Every morning (at least 5 of 7) I walk three miles around the complex. If you are faithful to the exact perimeter it is one mile around the complex. This usually takes about 42 to 45 minutes depending on the wind. I have a lot of time to think about my life, world problems and anger.
Lately I have been think about anger. I know its one step of grieving. It's been just about five months and I would think this step should be passed by know. I tend to keep coming back to it. Some days I am mad at the whole damn world. Other days (today) I am especially mad at the Doctors and their continuing to paint a rosy picture to both of us even at the end. It was an Oncology fellow who took me aside the day my wife was being transferred to a Nursing Facility that was also associated with Hospice care that gave me a true estimate. I am not angry with her.
World problems interest me. By no means do I have answers. I just know that the current president is hocking the economic future of my children and grandchildren. Someday Americans will have to pay the piper. I will be long gone by then, I think.
I am irritated every time I have to press 1 for English. The weak sisters that we sent to Washington could not or would not make English our national language. For shame on all of them.
It seems to me that the presidential election should be over. Its 11 months away and I am sick of all of them.
I was raised to believe in God. If there is one, why does He allow humans to kill humans in His name.
My home of 39 years. I had such a difficult time sleeping there over Christmas. I talked to the gal who grew up two houses away. She is now Manager of a Colwell Banker office. She tells me that the market is way down. I won't sell cheap, but I need to be living some place else. I ponder this issue several times a week as I walk.

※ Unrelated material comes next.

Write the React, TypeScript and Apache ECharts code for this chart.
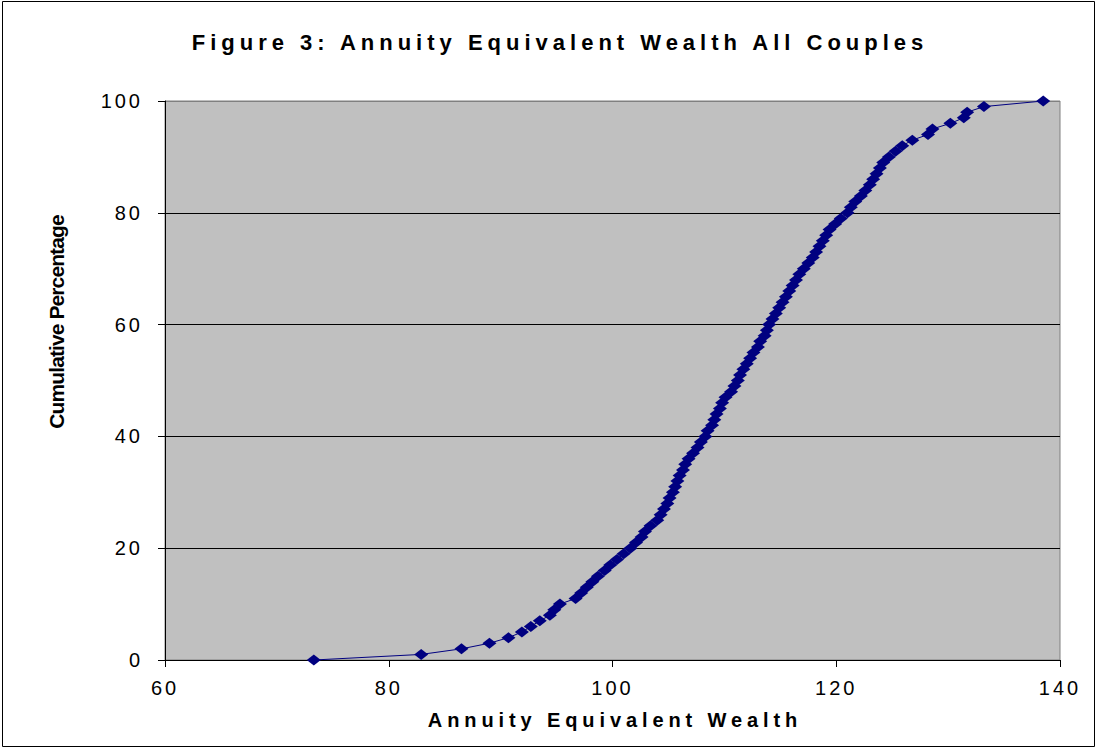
import React, { useEffect, useRef } from "react";
import * as echarts from "echarts";

// Cumulative percentage (0..100) and the annuity equivalent wealth read at each step
const cumulativePercent: number[] = [
  0, 1, 2, 3, 4, 5, 6, 7, 8, 9,
  10, 11, 12, 13, 14, 15, 16, 17, 18, 19,
  20, 21, 22, 23, 24, 25, 26, 27, 28, 29,
  30, 31, 32, 33, 34, 35, 36, 37, 38, 39,
  40, 41, 42, 43, 44, 45, 46, 47, 48, 49,
  50, 51, 52, 53, 54, 55, 56, 57, 58, 59,
  60, 61, 62, 63, 64, 65, 66, 67, 68, 69,
  70, 71, 72, 73, 74, 75, 76, 77, 78, 79,
  80, 81, 82, 83, 84, 85, 86, 87, 88, 89,
  90, 91, 92, 93, 94, 95, 96, 97, 98, 99,
  100,
];

const wealth: number[] = [
  73.3, 82.9, 86.5, 89.0, 90.7, 91.9, 92.7, 93.5, 94.4, 94.8,
  95.3, 96.7, 97.2, 97.7, 98.2, 98.7, 99.3, 99.8, 100.4, 101.0,
  101.6, 102.1, 102.6, 102.9, 103.4, 104.0, 104.3, 104.6, 104.9, 105.1,
  105.4, 105.6, 105.8, 106.0, 106.3, 106.5, 106.8, 107.2, 107.6, 107.9,
  108.3, 108.5, 108.9, 109.1, 109.3, 109.6, 109.8, 110.1, 110.6, 110.9,
  111.2, 111.4, 111.7, 112.0, 112.3, 112.6, 113.0, 113.2, 113.6, 113.8,
  114.0, 114.3, 114.6, 114.9, 115.2, 115.5, 115.8, 116.1, 116.4, 116.7,
  117.1, 117.5, 117.9, 118.2, 118.5, 118.8, 119.1, 119.4, 119.9, 120.4,
  121.0, 121.3, 121.7, 122.2, 122.6, 123.0, 123.3, 123.6, 123.9, 124.2,
  124.7, 125.3, 125.9, 126.8, 128.2, 128.6, 130.2, 131.4, 131.7, 133.2,
  138.5,
];

const xMin = 60;
const xMax = 140;
const xStep = 20;
const yMin = 0;
const yMax = 100;
const yStep = 20;

const titleText = "Figure 3: Annuity Equivalent Wealth All Couples";
const xAxisTitle = "Annuity Equivalent Wealth";
const yAxisTitle = "Cumulative Percentage";

const FONT = "'Liberation Sans', Arial, sans-serif";

export default function App() {
  const ref = useRef<HTMLDivElement>(null);

  useEffect(() => {
    const el = ref.current;
    if (!el) return;
    document.body.style.margin = "0";
    const chart = echarts.init(el, null, { renderer: "svg" });

    const data = wealth.map((w, i) => [w, cumulativePercent[i]]);

    chart.setOption({
      animation: false,
      backgroundColor: "#ffffff",
      grid: {
        left: 165,
        top: 101,
        width: 895,
        height: 559,
        show: true,
        backgroundColor: "#C0C0C0",
        borderColor: "#808080",
        borderWidth: 1,
      },
      xAxis: {
        type: "value",
        min: xMin,
        max: xMax,
        interval: xStep,
        axisLine: { show: true, onZero: false, lineStyle: { color: "#000", width: 1 } },
        axisTick: { show: true, inside: false, length: 7, lineStyle: { color: "#000" } },
        splitLine: { show: false },
        axisLabel: {
          color: "#000",
          fontSize: 20,
          fontFamily: FONT,
          margin: 18,
        },
      },
      yAxis: {
        type: "value",
        min: yMin,
        max: yMax,
        interval: yStep,
        axisLine: { show: true, lineStyle: { color: "#000", width: 1 } },
        axisTick: { show: true, inside: false, length: 7, lineStyle: { color: "#000" } },
        splitLine: {
          show: true,
          lineStyle: {
            color: ["#000", "#000", "#000", "#000", "#000", "#808080"],
            width: 1,
          },
        },
        axisLabel: {
          color: "#000",
          fontSize: 20,
          fontFamily: FONT,
          margin: 22,
        },
      },
      series: [
        {
          type: "line",
          data,
          symbol: "diamond",
          symbolSize: [14, 11],
          showSymbol: true,
          lineStyle: { color: "#000080", width: 1 },
          itemStyle: { color: "#000080" },
          z: 3,
        },
      ],
      graphic: [
        {
          type: "rect",
          shape: { x: 2.5, y: 1.5, width: 1092, height: 745 },
          style: { fill: "none", stroke: "#000", lineWidth: 1 },
          silent: true,
          z: -10,
        },
        {
          type: "text",
          x: 560,
          y: 42,
          style: {
            text: titleText,
            font: `bold 22px ${FONT}`,
            fill: "#000",
            textAlign: "center",
            textVerticalAlign: "middle",
          },
        },
        {
          type: "text",
          x: 615,
          y: 720,
          style: {
            text: xAxisTitle,
            font: `bold 20px ${FONT}`,
            fill: "#000",
            textAlign: "center",
            textVerticalAlign: "middle",
          },
        },
        {
          type: "text",
          x: 56,
          y: 322,
          rotation: Math.PI / 2,
          style: {
            text: yAxisTitle,
            font: `bold 21px ${FONT}`,
            fill: "#000",
            textAlign: "center",
            textVerticalAlign: "middle",
          },
        },
      ],
    });

    const applySpacing = () => {
      el.querySelectorAll("text").forEach((t) => {
        const s = t.textContent || "";
        let ls: number | null = null;
        if (s === titleText) ls = 5.0;
        else if (s === xAxisTitle) ls = 4.9;
        else if (s === yAxisTitle) ls = -0.9;
        else if (/^\d+$/.test(s)) ls = 3;
        if (ls !== null) t.setAttribute("letter-spacing", `${ls}px`);
      });
    };
    applySpacing();
    chart.on("finished", applySpacing);

    return () => {
      chart.dispose();
    };
  }, []);

  return (
    <div
      ref={ref}
      style={{ position: "absolute", left: 0, top: 0, width: 1097, height: 749 }}
    />
  );
}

The Columbia River Gorge. I have been mapping out this journey for several weeks. The trip is now up to 10,ooo miles. If I drive to the West coast, I may as well see lighthouses in Washington, Oregon, and California, and the redwood trees, Yosemite, Salt Lake City, the Hoover Dam, and oh yes, the National Parks in Utah. Can't forget the Alamo, the Grand Canyon must be in there someplace. This is part of my "to do list". I don't have a bucket list.
I want to try and book a passage on a Great Lakes Freighter one summer.
I feel good about the Bonneville staying in the family. I appreciate my son taking my Dad's license plate. He had to give up his initials on the plate I got him with his first car. That will keep my Mom happy. I am finally down to one vehicle. My daughter loves the Bonnie.
As I walk the complex, I have determined that I am the only car from New England. I have run into a Mainer in the supermarket. He wearing his Red Sox cap. Me, I wear either a Comerica Cares or a VA-36 hat.